Is. 7, 1-9;
Sal. 47;
Mt, 11, 20-24
Somos deudores de la gracia de Dios. Es un reconocimiento que tenemos que saber hacer y que nos tendría que dar mucho que pensar. Porque la oferta de amor de Dios continuamente en nuestra vida nos está pidiendo una respuesta.
Hoy Jesús en el evangelio recrimina a las ciudades de Corozaín, Betsaida y Cafarnaún. Aquella zona de los alrededores del lago de Tiberíades había sido su principal campo de apostolado. Cuántos milagros había realizado, paralíticos, ciegos, sordomudos, todos los aquejados con cualquier mal acudían a Jesús. Y allí había anunciando con toda intensidad el Reino de Dios. El evangelio insiste en que recorría todos los poblados de Galilea enseñando, proclamando la Buena Noticia del Reino de Dios. ¿Cuál había sido la respuesta?
‘Si en Tiro y en Sidón se hubieran hecho los milagros que en vosotras, hace tiempo que se habían convertido, cubiertas de sayal y ceniza…’ Y lo mismo le dice a Cafarnaún haciendo la comparación con Sodoma. Conversión nos pide el Señor. Un cambio en nuestra vida. Que demos frutos. Y recordamos la parábola de la higuera que había que cortar porque no daba frutos.
Cuántas gracias recibimos cada día del Señor. Con un amor especial el Señor nos ama a nosotros, me ama a mí, te ama a ti. Hemos de saber reconocerlo. Por eso decíamos que somos deudores de la gracia del Señor. Ya hemos reflexionado en alguna ocasión recordando esas llamadas que el Señor ha ido haciendo en nuestra vida, y esas gracias que de El hemos recibido.
Nos puede recriminar también el Señor como hacía con aquellas ciudades como nos cuenta el Evangelio. Esas gracias que nos ha dado a nosotros podía habérselas dado a otros. ¿Por qué estás tú aquí y no otro? ¿Por qué esta palabra del Señor está llegando hoy a ti y quizá otro no la escuche? ¿Por qué está llegando a ti esta Palabra de Dios por este medio y otro quizá no tiene esa gracia? ¿Nos hacemos merecedores de tanto amor y gracia del Señor? Son las predilecciones del Señor.

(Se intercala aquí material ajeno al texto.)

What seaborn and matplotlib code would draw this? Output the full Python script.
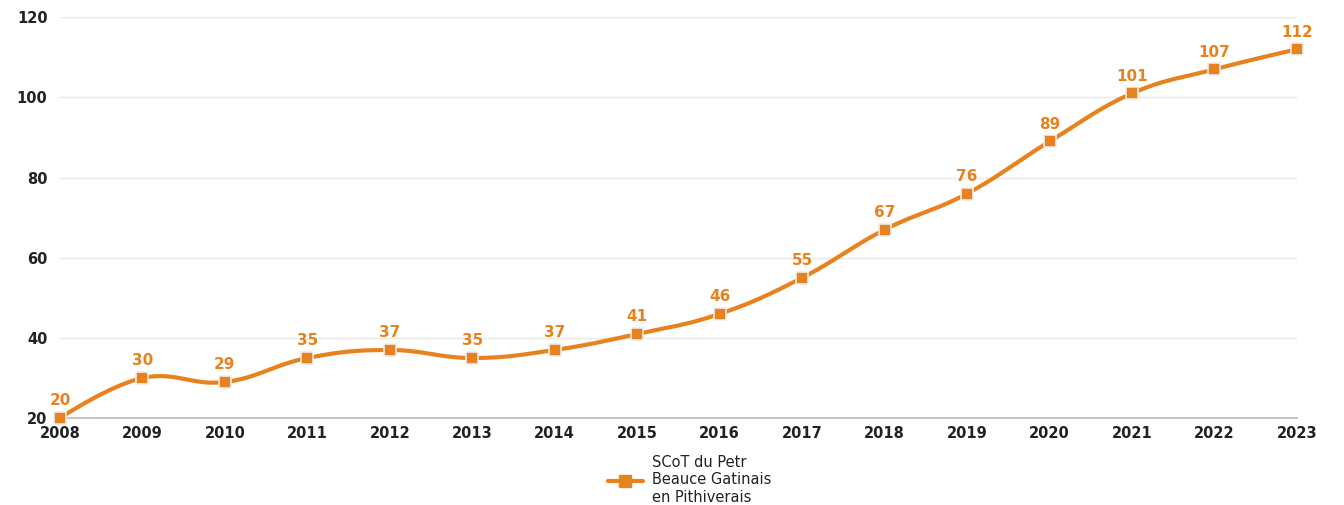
import numpy as np
import pandas as pd
import seaborn as sns
import matplotlib
matplotlib.use("Agg")
import matplotlib.pyplot as plt
from matplotlib.lines import Line2D

years = [2008, 2009, 2010, 2011, 2012, 2013, 2014, 2015,
         2016, 2017, 2018, 2019, 2020, 2021, 2022, 2023]
values = [20, 30, 29, 35, 37, 35, 37, 41, 46, 55, 67, 76, 89, 101, 107, 112]
series_name = "SCoT du Petr\nBeauce Gatinais\nen Pithiverais"
y_ticks = [20, 40, 60, 80, 100, 120]

ORANGE = "#E8821E"

df = pd.DataFrame({"year": years, "value": values})


def _ctrl(x, y, i, tension):
    lx, ly = x[i - 1], y[i - 1]
    rx, ry = x[i + 1], y[i + 1]
    lcx = (tension * x[i] + lx) / (tension + 1)
    lcy = (tension * y[i] + ly) / (tension + 1)
    rcx = (tension * x[i] + rx) / (tension + 1)
    rcy = (tension * y[i] + ry) / (tension + 1)
    corr = ((rcy - lcy) * (rcx - x[i])) / (rcx - lcx) + y[i] - rcy
    return (lcx, lcy + corr), (rcx, rcy + corr)


def smooth_curve(x, y, n=30, tension=1.5):
    """Spline-style curve through the points (Highcharts-like control points)."""
    x = np.asarray(x, float)
    y = np.asarray(y, float)
    xs, ys = [x[0]], [y[0]]
    for i in range(len(x) - 1):
        j = i + 1
        c1 = (x[i], y[i]) if i == 0 else _ctrl(x, y, i, tension)[1]
        c2 = (x[j], y[j]) if j == len(x) - 1 else _ctrl(x, y, j, tension)[0]
        t = np.linspace(0, 1, n)[1:]
        bx = ((1 - t) ** 3 * x[i] + 3 * (1 - t) ** 2 * t * c1[0]
              + 3 * (1 - t) * t ** 2 * c2[0] + t ** 3 * x[j])
        by = ((1 - t) ** 3 * y[i] + 3 * (1 - t) ** 2 * t * c1[1]
              + 3 * (1 - t) * t ** 2 * c2[1] + t ** 3 * y[j])
        xs.extend(bx)
        ys.extend(by)
    return np.array(xs), np.array(ys)


sns.set_theme(style="white")
plt.rcParams["font.family"] = ["DejaVu Sans"]

fig = plt.figure(figsize=(13.44, 5.05), dpi=100)
ax = fig.add_axes([0.0446, 0.172, 0.9204, 0.794])

cx, cy = smooth_curve(df["year"], df["value"])
smooth = pd.DataFrame({"year": cx, "value": cy})
sns.lineplot(data=smooth, x="year", y="value", ax=ax, color=ORANGE,
             linewidth=3, sort=False, estimator=None, zorder=3)
sns.scatterplot(data=df, x="year", y="value", ax=ax, marker="s", s=70,
                color=ORANGE, edgecolor="#eeeeee", linewidth=1.2, zorder=4)

for yr, v in zip(years, values):
    ax.annotate(str(v), (yr, v), xytext=(0, 7), textcoords="offset points",
                ha="center", va="bottom", color=ORANGE, fontsize=11,
                fontweight="semibold", zorder=5)

ax.set_xlim(years[0], years[-1])
ax.set_ylim(20, 120)
ax.set_xticks(years)
ax.set_yticks(y_ticks)
ax.tick_params(axis="both", labelsize=10.5, colors="#222222", length=0)
ax.tick_params(axis="x", pad=6)
ax.tick_params(axis="y", pad=9)
for lab in ax.get_xticklabels() + ax.get_yticklabels():
    lab.set_fontweight("semibold")
ax.set_xlabel("")
ax.set_ylabel("")
ax.grid(axis="y", color="#e8e8e8", linewidth=1)
for side in ["top", "right", "left"]:
    ax.spines[side].set_visible(False)
ax.spines["bottom"].set_color("#bbbbbb")
ax.spines["bottom"].set_linewidth(1.2)
for c in ax.collections + ax.lines:
    c.set_clip_on(False)

handle = Line2D([], [], color=ORANGE, linewidth=3, marker="s",
                markersize=9, markerfacecolor=ORANGE, markeredgecolor=ORANGE)
leg = fig.legend([handle], [series_name], loc="center",
                 bbox_to_anchor=(0.513, 0.05), frameon=False,
                 fontsize=10.5, handlelength=2.4, handletextpad=0.6)
for t in leg.get_texts():
    t.set_color("#222222")

fig.savefig("out.png", dpi=100, facecolor="white")
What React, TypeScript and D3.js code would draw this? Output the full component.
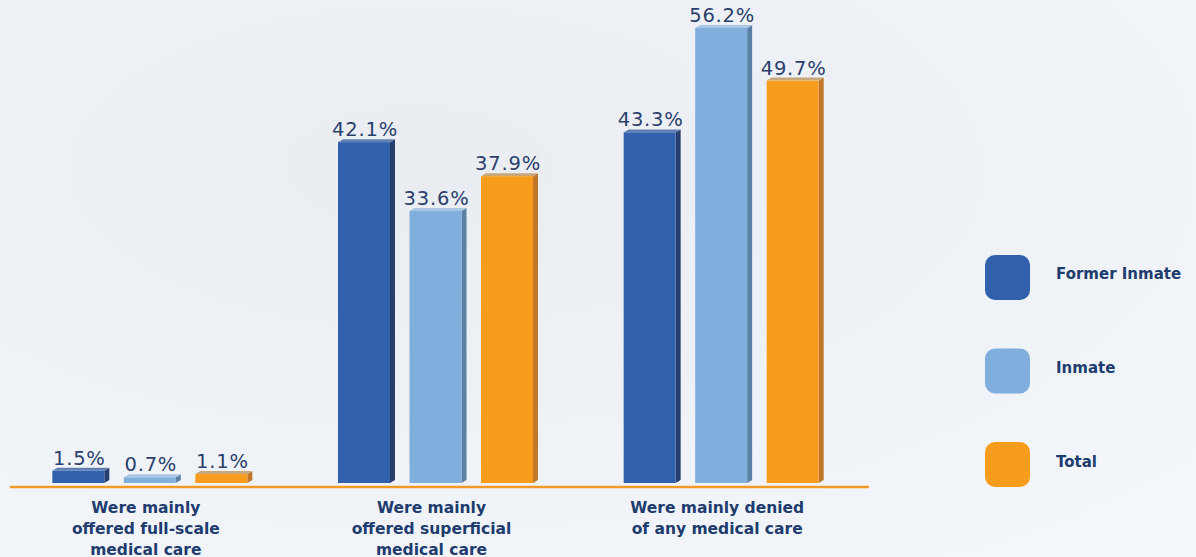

El Señor nos puede recriminar, pero siempre su palabra es una invitación, una nueva invitación que nos está haciendo en su amor para que vayamos a El. Nos miramos y quizá nos damos cuenta que no estamos dando todos los frutos que pide el Señor, pero con paz tratemos de rehacer nuestra vida, ordenarnos por dentro, buscar con sinceridad y con humildad al Señor.
No quiere El que perdamos la paz. No quiere que actuemos sólo movidos por el temor. Tratemos de poner mucho amor en nuestra vida. Ese amor que nos hará humildes para reconocer lo que somos, nuestra debilidad, pero también todo lo que recibimos del Señor. Y eso nos tiene que mover a dar eso pasos para ir a su encuentro que El nos está esperando. Pero no nos hagamos oídos sordos a su llamada, ni lo dejemos para mañana, para otro momento porque sabemos que ese momento quizá no llegue. No desaprovechemos la gracia del Señor.
Decíamos al principio que somos deudores y el que debe lo que tendría que hacer es pagar la deuda. No se trata aquí tanto de pagar la deuda sino de dar esa respuesta de amor que el Señor nos pide. Pero sintámonos obligados por su amor. pongamos totalmente nuestra fe en El. Como decía el Señor por el profeta Isaías en la primera lectura ‘Si no creéis, no subsistiréis’. Que no nos falte la fe, que no nos falte el amor.